(Data entries)
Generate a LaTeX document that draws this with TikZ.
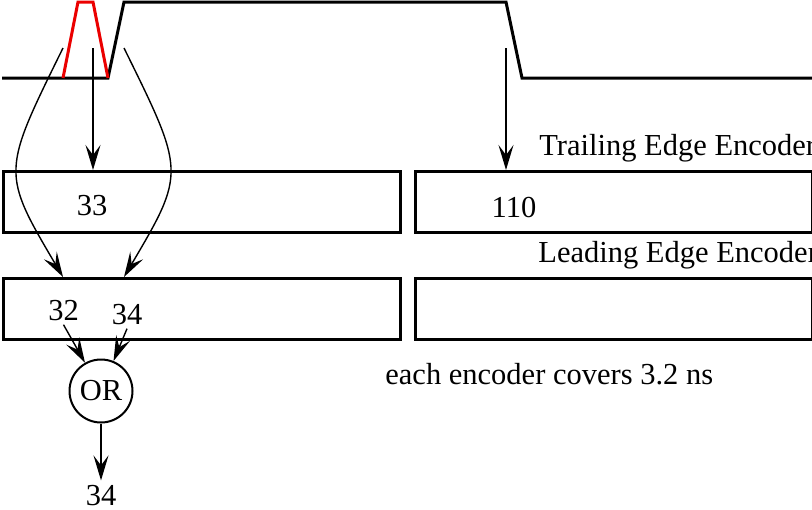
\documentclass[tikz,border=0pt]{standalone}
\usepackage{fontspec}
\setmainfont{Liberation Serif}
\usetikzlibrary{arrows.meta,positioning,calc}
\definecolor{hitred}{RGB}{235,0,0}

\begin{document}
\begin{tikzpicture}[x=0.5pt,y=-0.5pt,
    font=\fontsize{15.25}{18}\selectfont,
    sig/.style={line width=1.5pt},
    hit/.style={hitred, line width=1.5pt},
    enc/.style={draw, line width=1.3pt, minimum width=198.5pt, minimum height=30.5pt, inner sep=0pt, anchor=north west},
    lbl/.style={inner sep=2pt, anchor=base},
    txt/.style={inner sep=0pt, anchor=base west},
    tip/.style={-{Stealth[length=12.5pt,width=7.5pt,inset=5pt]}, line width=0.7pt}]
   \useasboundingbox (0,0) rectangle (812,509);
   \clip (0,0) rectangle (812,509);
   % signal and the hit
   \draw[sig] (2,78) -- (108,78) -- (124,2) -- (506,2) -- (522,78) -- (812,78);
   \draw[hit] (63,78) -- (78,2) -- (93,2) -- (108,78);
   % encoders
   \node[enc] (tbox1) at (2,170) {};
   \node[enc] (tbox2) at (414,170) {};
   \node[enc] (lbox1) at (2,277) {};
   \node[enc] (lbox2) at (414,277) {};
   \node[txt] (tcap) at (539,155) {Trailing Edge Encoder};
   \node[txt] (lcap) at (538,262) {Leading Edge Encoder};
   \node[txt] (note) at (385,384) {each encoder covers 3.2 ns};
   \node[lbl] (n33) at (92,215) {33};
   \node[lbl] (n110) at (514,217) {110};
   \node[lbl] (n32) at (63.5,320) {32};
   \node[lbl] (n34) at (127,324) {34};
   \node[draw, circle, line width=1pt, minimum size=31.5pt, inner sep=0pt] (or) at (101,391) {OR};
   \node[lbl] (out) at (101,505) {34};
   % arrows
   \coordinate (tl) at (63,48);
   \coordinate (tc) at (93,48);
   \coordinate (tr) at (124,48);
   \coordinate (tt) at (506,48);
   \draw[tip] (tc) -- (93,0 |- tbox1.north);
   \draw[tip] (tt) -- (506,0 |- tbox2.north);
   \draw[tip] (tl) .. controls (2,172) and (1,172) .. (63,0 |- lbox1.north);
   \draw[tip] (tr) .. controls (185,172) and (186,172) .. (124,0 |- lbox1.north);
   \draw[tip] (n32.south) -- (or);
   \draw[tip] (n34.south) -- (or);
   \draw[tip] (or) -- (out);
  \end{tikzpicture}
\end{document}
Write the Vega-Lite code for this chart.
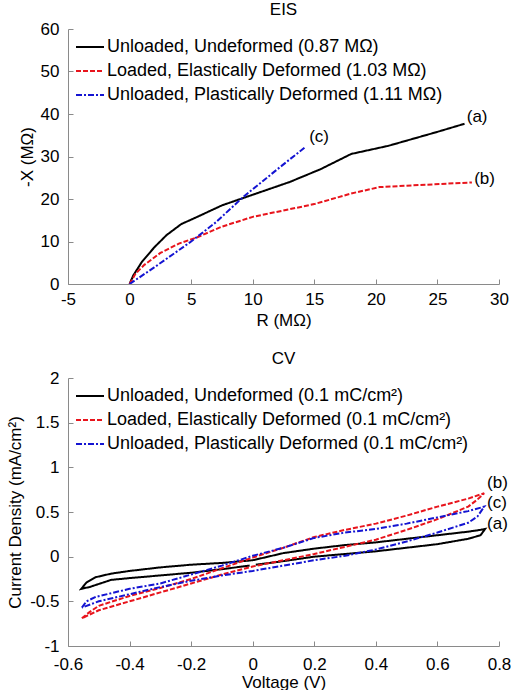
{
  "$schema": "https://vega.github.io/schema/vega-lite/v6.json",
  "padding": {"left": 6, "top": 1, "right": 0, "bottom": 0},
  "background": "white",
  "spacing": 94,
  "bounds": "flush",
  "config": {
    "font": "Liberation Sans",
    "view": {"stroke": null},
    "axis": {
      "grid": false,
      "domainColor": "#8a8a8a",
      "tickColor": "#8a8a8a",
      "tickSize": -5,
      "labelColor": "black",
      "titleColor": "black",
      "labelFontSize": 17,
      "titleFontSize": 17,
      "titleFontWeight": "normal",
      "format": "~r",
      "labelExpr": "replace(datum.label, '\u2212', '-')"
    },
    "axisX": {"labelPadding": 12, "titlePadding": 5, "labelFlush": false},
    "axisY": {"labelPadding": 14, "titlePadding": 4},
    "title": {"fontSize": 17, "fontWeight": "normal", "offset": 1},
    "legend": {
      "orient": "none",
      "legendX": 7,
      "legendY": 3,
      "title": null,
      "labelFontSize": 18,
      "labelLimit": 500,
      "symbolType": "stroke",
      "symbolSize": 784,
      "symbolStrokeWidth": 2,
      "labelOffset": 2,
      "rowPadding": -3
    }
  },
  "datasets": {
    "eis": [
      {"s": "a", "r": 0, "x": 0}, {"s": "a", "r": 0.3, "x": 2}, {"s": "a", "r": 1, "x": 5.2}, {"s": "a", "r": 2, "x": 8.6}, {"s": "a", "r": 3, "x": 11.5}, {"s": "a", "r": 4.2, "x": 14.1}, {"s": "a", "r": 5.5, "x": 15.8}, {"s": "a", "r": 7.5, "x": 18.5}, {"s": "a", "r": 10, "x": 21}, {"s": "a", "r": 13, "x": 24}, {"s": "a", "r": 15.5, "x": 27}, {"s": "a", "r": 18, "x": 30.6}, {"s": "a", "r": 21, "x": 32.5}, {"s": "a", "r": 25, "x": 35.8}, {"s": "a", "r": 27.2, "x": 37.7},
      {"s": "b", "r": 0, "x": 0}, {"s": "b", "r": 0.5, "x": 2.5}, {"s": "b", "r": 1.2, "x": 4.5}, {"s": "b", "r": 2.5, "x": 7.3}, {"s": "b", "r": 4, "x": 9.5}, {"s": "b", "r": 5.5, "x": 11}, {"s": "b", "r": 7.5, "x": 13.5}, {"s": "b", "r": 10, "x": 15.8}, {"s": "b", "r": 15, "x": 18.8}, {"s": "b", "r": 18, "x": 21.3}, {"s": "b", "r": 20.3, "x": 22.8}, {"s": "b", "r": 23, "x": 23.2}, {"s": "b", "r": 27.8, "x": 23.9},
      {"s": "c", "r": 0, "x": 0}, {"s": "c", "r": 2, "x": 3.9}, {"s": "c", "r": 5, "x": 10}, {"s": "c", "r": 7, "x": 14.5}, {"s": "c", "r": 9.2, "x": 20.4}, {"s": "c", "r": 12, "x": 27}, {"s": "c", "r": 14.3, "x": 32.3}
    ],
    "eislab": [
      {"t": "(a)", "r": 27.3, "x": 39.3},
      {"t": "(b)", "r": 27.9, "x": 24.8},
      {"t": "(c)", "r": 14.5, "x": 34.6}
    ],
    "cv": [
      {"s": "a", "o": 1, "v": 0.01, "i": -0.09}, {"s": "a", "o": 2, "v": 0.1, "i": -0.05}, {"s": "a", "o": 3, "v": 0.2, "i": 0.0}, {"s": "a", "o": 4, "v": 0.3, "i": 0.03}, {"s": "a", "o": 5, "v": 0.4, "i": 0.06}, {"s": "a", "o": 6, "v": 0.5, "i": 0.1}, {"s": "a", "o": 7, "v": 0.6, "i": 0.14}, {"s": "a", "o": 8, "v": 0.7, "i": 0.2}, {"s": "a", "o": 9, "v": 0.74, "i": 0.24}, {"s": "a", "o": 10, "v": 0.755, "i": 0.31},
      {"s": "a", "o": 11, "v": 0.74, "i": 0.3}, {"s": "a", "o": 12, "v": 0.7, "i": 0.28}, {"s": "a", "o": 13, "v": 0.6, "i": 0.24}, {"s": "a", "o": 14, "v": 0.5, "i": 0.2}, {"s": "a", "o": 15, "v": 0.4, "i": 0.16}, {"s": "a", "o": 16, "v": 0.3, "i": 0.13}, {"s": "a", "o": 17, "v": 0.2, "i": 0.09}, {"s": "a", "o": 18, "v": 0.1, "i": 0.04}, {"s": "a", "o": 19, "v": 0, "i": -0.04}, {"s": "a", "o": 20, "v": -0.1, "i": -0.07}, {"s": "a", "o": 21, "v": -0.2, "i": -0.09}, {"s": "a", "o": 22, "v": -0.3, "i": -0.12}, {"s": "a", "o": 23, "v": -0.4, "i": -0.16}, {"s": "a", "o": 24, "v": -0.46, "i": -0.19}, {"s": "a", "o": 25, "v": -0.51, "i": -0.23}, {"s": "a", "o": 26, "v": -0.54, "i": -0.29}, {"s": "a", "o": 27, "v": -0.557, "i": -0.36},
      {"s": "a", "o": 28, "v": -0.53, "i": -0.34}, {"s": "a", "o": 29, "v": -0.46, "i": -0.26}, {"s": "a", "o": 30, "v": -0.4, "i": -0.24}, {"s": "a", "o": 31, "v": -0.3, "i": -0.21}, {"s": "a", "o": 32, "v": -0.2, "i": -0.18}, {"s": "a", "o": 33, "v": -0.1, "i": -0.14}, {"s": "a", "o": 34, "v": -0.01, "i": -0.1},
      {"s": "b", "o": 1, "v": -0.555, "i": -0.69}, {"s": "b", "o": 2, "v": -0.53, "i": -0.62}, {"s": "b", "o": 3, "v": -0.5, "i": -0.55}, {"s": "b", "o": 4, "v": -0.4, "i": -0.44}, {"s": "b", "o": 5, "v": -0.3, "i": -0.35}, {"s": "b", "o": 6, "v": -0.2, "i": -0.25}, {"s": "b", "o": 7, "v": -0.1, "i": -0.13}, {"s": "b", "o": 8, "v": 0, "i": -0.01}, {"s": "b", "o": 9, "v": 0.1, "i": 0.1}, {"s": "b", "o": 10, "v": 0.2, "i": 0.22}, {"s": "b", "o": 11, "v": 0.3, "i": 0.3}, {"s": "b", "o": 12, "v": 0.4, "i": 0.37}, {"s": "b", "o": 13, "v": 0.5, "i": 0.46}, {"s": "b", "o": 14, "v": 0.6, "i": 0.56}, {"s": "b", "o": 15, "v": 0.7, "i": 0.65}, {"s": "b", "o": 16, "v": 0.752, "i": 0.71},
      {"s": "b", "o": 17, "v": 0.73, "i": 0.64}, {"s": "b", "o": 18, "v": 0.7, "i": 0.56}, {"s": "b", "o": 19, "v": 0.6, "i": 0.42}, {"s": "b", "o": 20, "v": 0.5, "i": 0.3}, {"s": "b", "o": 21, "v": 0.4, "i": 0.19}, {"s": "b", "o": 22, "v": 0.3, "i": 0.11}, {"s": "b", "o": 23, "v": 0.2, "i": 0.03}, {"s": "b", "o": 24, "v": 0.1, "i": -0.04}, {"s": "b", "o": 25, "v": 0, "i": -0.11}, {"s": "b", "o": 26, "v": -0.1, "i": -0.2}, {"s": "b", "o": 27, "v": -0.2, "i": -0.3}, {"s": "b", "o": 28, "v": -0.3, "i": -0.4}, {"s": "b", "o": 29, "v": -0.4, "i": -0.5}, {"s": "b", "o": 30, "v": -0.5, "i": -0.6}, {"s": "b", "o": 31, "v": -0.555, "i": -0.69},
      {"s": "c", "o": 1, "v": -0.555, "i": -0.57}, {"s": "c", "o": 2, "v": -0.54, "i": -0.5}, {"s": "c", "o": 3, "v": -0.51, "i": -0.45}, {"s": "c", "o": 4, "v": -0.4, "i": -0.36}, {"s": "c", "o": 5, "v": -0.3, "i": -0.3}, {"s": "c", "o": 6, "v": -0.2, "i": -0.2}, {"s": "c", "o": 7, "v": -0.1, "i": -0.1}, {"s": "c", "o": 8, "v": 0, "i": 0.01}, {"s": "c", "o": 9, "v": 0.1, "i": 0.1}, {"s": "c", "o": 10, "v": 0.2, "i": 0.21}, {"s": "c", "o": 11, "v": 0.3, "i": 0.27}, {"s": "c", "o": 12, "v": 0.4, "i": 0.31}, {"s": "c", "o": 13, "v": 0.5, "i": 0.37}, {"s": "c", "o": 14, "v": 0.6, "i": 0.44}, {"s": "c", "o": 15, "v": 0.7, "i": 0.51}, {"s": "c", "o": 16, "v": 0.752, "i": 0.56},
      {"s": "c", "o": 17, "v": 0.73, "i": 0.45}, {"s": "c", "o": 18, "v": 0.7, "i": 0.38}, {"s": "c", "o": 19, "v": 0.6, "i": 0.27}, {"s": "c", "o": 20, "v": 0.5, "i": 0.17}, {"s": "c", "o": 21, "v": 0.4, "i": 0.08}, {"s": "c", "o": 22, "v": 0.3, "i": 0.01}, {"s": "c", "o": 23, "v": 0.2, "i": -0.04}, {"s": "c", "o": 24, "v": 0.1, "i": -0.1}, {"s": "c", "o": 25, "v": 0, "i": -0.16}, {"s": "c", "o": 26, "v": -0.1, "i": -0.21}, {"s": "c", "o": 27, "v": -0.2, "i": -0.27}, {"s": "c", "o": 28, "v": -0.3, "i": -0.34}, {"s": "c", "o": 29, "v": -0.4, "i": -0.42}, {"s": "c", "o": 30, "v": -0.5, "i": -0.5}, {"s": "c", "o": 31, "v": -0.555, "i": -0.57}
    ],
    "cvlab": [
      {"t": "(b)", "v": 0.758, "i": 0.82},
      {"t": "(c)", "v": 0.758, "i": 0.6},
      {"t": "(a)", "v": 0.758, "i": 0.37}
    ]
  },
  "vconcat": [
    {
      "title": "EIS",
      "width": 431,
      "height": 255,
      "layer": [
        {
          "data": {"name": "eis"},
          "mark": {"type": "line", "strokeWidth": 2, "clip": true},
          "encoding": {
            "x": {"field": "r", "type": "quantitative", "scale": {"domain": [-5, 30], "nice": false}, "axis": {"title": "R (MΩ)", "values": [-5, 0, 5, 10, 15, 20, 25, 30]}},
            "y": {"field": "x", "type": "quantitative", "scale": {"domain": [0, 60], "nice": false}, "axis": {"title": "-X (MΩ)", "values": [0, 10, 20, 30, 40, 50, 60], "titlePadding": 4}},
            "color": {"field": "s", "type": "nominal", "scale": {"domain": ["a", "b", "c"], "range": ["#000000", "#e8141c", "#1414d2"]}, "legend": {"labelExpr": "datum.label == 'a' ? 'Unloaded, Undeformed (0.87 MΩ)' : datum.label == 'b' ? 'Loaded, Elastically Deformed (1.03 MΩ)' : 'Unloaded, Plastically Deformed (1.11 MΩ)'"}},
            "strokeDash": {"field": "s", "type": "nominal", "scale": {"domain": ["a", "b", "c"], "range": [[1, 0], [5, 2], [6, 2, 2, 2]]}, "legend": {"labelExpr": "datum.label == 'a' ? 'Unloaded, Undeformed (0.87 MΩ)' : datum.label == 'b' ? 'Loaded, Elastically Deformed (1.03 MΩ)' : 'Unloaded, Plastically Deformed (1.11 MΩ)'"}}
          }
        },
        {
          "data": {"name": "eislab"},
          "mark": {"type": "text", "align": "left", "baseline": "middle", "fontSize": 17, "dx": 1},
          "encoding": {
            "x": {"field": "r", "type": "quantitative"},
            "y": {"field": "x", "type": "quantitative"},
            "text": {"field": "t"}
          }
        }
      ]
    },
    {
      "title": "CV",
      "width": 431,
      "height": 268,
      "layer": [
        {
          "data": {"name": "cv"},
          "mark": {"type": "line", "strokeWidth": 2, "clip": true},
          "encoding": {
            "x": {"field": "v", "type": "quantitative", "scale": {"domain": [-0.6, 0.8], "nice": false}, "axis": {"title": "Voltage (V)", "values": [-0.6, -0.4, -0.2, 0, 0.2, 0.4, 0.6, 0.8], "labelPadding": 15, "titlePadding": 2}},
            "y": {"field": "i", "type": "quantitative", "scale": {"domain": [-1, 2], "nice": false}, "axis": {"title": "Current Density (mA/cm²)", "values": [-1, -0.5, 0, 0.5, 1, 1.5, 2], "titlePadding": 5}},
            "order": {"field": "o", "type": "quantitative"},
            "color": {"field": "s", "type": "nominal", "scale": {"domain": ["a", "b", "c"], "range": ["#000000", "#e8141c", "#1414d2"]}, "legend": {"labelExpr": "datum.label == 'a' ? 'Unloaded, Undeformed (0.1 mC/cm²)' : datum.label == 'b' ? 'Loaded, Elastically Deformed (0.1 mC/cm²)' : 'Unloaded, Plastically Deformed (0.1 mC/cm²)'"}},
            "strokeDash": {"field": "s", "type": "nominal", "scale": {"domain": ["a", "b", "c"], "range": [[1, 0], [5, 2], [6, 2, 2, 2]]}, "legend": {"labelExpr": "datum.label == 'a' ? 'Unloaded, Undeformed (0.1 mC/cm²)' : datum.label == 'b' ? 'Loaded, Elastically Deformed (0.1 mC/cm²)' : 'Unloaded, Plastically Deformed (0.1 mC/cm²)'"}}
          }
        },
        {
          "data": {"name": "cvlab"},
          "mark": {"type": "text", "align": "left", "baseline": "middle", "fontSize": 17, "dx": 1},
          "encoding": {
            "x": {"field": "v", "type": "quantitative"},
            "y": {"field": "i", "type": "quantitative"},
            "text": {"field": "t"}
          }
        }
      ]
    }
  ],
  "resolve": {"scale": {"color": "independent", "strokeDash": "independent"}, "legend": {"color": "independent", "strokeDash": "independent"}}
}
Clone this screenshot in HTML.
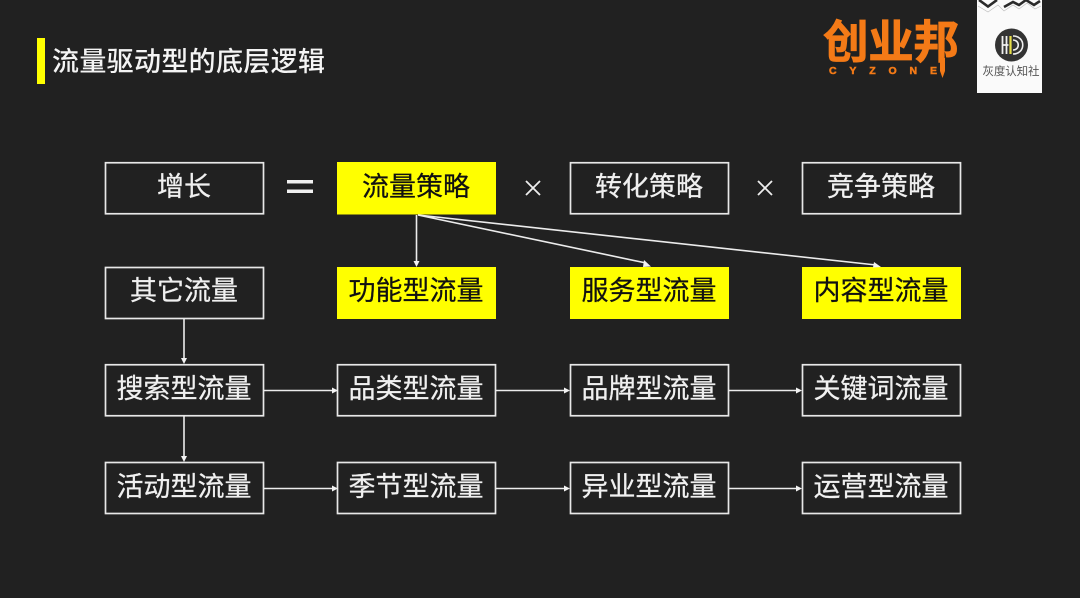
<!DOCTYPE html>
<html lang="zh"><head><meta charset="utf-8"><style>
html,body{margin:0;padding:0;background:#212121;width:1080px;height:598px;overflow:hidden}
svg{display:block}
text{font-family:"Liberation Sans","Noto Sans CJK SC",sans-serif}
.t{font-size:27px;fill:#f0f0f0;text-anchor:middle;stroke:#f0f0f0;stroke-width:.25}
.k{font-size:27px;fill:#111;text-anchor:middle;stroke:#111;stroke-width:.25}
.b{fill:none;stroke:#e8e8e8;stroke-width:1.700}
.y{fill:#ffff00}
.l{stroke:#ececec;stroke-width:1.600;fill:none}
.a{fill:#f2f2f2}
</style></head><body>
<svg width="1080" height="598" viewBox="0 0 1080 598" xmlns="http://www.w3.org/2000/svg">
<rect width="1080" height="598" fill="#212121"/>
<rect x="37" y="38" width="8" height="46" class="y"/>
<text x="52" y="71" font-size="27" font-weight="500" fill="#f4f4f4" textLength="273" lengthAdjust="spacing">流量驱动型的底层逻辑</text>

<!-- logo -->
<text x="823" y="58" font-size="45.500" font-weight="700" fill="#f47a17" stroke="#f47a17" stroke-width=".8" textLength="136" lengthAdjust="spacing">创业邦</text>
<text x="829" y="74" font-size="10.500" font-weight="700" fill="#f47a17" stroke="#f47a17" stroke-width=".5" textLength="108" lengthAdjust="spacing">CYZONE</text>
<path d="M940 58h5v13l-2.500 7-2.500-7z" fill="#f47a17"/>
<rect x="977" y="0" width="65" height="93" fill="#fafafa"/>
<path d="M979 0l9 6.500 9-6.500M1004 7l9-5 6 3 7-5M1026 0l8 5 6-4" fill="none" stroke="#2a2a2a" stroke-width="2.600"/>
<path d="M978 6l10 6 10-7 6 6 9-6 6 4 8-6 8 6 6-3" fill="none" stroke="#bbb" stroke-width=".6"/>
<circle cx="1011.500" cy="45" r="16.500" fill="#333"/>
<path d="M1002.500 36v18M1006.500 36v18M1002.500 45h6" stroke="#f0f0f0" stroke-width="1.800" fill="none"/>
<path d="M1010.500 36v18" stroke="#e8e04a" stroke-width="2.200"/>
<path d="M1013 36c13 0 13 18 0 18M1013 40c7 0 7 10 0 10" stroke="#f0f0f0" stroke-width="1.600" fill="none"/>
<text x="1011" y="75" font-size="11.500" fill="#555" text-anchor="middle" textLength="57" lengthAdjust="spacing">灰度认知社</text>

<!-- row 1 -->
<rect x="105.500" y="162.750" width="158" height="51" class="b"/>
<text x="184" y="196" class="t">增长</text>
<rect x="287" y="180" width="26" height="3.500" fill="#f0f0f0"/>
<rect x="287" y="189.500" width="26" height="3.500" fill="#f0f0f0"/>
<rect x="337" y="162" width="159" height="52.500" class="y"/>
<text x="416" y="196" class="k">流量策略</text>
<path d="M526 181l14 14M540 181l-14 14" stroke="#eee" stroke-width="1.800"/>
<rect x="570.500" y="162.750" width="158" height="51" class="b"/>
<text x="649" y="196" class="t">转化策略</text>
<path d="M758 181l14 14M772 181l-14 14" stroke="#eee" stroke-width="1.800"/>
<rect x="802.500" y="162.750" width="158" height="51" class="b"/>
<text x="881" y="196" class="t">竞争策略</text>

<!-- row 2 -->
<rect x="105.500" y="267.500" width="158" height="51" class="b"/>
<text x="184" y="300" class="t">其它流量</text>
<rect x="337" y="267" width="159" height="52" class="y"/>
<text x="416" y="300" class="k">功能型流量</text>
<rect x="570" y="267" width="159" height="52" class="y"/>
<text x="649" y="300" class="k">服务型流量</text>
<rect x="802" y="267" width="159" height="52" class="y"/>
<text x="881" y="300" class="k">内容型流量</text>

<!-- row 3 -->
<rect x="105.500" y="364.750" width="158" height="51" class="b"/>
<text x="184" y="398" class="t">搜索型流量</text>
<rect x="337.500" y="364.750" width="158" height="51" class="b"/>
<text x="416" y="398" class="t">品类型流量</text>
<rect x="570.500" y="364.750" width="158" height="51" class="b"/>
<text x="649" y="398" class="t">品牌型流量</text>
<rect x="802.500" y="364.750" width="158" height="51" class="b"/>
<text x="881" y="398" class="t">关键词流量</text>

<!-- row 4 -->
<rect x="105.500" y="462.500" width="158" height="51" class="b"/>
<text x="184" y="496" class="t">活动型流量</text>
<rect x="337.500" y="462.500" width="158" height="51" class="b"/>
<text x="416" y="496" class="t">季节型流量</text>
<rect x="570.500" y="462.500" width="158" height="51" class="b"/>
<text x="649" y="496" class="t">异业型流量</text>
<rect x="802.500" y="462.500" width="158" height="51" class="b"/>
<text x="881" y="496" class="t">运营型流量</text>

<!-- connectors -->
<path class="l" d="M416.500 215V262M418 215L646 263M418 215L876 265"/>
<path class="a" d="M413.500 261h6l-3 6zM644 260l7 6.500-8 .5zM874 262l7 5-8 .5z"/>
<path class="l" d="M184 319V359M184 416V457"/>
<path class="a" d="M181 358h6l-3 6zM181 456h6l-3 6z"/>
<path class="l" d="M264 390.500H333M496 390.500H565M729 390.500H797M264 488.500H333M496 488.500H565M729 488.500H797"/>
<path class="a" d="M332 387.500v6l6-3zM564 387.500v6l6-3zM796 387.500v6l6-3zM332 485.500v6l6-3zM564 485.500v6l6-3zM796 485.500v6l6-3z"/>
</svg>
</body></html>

Exercise requirements:
Among the lines of the data, identify those with the word "this". Copy each of them.

Answer to the problem:
Generate a LaTeX document that draws this with TikZ.
Write the Vega-Lite code for this chart.
Clone this screenshot in HTML.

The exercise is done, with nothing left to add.